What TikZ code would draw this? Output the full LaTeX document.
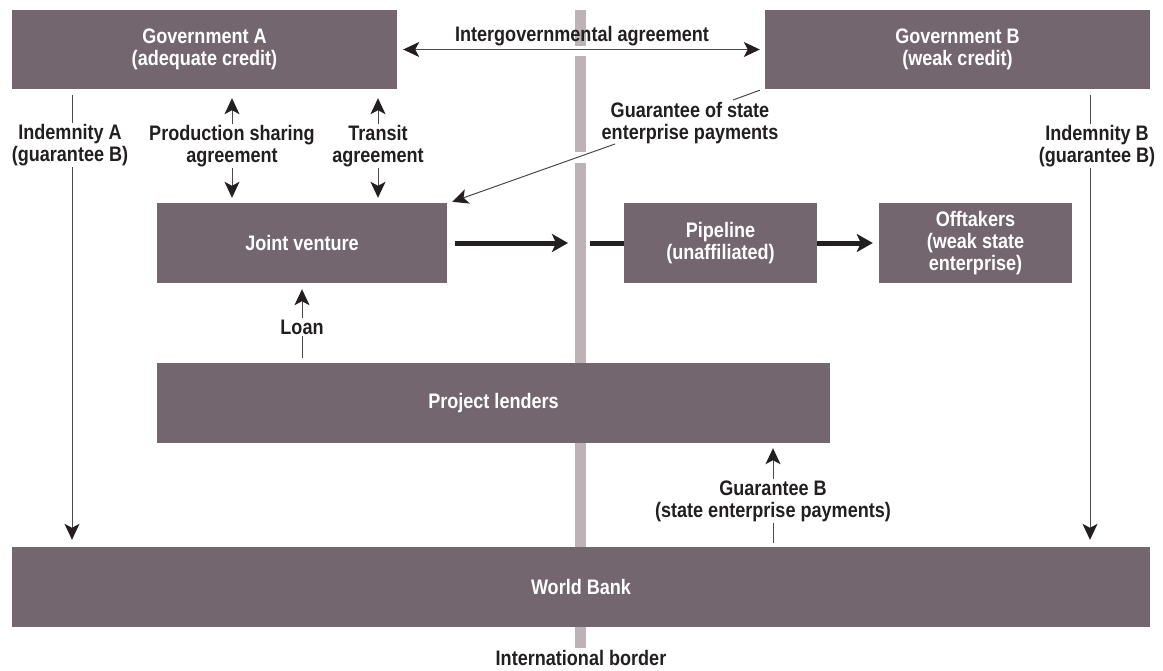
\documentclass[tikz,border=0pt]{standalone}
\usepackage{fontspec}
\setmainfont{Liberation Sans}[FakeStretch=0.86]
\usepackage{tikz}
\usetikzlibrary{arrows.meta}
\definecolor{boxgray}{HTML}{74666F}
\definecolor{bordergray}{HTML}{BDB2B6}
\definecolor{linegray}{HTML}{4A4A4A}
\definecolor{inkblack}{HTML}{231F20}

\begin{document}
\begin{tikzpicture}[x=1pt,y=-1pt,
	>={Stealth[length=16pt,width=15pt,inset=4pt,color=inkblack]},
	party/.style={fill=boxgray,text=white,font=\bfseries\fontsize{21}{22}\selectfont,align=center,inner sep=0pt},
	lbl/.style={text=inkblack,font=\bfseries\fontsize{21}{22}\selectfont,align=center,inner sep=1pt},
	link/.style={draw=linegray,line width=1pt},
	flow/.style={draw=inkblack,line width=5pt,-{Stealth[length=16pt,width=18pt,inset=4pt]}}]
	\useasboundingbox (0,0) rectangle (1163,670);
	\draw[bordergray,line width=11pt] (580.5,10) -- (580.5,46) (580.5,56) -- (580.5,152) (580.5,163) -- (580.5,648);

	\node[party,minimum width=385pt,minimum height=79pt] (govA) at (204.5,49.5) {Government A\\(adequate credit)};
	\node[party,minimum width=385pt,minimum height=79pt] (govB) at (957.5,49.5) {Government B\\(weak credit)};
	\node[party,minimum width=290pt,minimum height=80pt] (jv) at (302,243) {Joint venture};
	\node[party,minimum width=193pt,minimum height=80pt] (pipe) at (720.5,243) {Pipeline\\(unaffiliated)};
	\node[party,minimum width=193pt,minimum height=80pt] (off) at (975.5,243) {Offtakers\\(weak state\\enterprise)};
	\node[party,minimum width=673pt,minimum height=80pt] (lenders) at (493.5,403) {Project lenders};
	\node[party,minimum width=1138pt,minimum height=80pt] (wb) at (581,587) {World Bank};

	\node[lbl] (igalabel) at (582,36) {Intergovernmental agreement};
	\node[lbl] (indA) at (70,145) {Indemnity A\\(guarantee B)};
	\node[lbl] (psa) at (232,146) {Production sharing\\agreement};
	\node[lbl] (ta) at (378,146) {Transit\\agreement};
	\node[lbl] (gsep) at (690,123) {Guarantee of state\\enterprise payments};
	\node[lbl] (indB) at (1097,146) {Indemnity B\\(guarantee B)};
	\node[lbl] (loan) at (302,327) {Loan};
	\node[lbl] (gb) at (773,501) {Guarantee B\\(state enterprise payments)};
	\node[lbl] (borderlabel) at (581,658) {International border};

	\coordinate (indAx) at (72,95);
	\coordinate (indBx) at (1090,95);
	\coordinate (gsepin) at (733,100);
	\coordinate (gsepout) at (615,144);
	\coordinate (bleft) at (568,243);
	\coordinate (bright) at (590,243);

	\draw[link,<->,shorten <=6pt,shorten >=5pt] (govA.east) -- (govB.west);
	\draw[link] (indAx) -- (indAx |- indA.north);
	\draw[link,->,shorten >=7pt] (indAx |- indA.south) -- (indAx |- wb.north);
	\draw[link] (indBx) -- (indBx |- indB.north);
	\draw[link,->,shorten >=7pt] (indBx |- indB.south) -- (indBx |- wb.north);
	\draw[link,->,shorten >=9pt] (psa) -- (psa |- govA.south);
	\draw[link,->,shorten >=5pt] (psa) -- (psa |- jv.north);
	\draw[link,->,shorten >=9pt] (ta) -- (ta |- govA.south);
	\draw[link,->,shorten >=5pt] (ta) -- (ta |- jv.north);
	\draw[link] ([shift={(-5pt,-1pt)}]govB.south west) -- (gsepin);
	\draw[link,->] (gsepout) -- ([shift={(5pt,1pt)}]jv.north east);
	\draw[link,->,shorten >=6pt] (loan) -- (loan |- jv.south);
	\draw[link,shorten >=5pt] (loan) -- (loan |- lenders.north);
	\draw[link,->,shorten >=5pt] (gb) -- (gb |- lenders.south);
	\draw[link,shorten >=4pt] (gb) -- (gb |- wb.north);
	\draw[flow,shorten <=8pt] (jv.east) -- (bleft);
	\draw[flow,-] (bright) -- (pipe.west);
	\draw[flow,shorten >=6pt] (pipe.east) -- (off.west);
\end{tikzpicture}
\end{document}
============================================================
### Description of the task
Without the pictures, transcribe the listing above exactly.

### Output for this task
What TikZ code would draw this? Output the full LaTeX document.
\documentclass[tikz,border=0pt]{standalone}
\usepackage{fontspec}
\setmainfont{Liberation Sans}[FakeStretch=0.86]
\usepackage{tikz}
\usetikzlibrary{arrows.meta}
\definecolor{boxgray}{HTML}{74666F}
\definecolor{bordergray}{HTML}{BDB2B6}
\definecolor{linegray}{HTML}{4A4A4A}
\definecolor{inkblack}{HTML}{231F20}

\begin{document}
\begin{tikzpicture}[x=1pt,y=-1pt,
	>={Stealth[length=16pt,width=15pt,inset=4pt,color=inkblack]},
	party/.style={fill=boxgray,text=white,font=\bfseries\fontsize{21}{22}\selectfont,align=center,inner sep=0pt},
	lbl/.style={text=inkblack,font=\bfseries\fontsize{21}{22}\selectfont,align=center,inner sep=1pt},
	link/.style={draw=linegray,line width=1pt},
	flow/.style={draw=inkblack,line width=5pt,-{Stealth[length=16pt,width=18pt,inset=4pt]}}]
	\useasboundingbox (0,0) rectangle (1163,670);
	\draw[bordergray,line width=11pt] (580.5,10) -- (580.5,46) (580.5,56) -- (580.5,152) (580.5,163) -- (580.5,648);

	\node[party,minimum width=385pt,minimum height=79pt] (govA) at (204.5,49.5) {Government A\\(adequate credit)};
	\node[party,minimum width=385pt,minimum height=79pt] (govB) at (957.5,49.5) {Government B\\(weak credit)};
	\node[party,minimum width=290pt,minimum height=80pt] (jv) at (302,243) {Joint venture};
	\node[party,minimum width=193pt,minimum height=80pt] (pipe) at (720.5,243) {Pipeline\\(unaffiliated)};
	\node[party,minimum width=193pt,minimum height=80pt] (off) at (975.5,243) {Offtakers\\(weak state\\enterprise)};
	\node[party,minimum width=673pt,minimum height=80pt] (lenders) at (493.5,403) {Project lenders};
	\node[party,minimum width=1138pt,minimum height=80pt] (wb) at (581,587) {World Bank};

	\node[lbl] (igalabel) at (582,36) {Intergovernmental agreement};
	\node[lbl] (indA) at (70,145) {Indemnity A\\(guarantee B)};
	\node[lbl] (psa) at (232,146) {Production sharing\\agreement};
	\node[lbl] (ta) at (378,146) {Transit\\agreement};
	\node[lbl] (gsep) at (690,123) {Guarantee of state\\enterprise payments};
	\node[lbl] (indB) at (1097,146) {Indemnity B\\(guarantee B)};
	\node[lbl] (loan) at (302,327) {Loan};
	\node[lbl] (gb) at (773,501) {Guarantee B\\(state enterprise payments)};
	\node[lbl] (borderlabel) at (581,658) {International border};

	\coordinate (indAx) at (72,95);
	\coordinate (indBx) at (1090,95);
	\coordinate (gsepin) at (733,100);
	\coordinate (gsepout) at (615,144);
	\coordinate (bleft) at (568,243);
	\coordinate (bright) at (590,243);

	\draw[link,<->,shorten <=6pt,shorten >=5pt] (govA.east) -- (govB.west);
	\draw[link] (indAx) -- (indAx |- indA.north);
	\draw[link,->,shorten >=7pt] (indAx |- indA.south) -- (indAx |- wb.north);
	\draw[link] (indBx) -- (indBx |- indB.north);
	\draw[link,->,shorten >=7pt] (indBx |- indB.south) -- (indBx |- wb.north);
	\draw[link,->,shorten >=9pt] (psa) -- (psa |- govA.south);
	\draw[link,->,shorten >=5pt] (psa) -- (psa |- jv.north);
	\draw[link,->,shorten >=9pt] (ta) -- (ta |- govA.south);
	\draw[link,->,shorten >=5pt] (ta) -- (ta |- jv.north);
	\draw[link] ([shift={(-5pt,-1pt)}]govB.south west) -- (gsepin);
	\draw[link,->] (gsepout) -- ([shift={(5pt,1pt)}]jv.north east);
	\draw[link,->,shorten >=6pt] (loan) -- (loan |- jv.south);
	\draw[link,shorten >=5pt] (loan) -- (loan |- lenders.north);
	\draw[link,->,shorten >=5pt] (gb) -- (gb |- lenders.south);
	\draw[link,shorten >=4pt] (gb) -- (gb |- wb.north);
	\draw[flow,shorten <=8pt] (jv.east) -- (bleft);
	\draw[flow,-] (bright) -- (pipe.west);
	\draw[flow,shorten >=6pt] (pipe.east) -- (off.west);
\end{tikzpicture}
\end{document}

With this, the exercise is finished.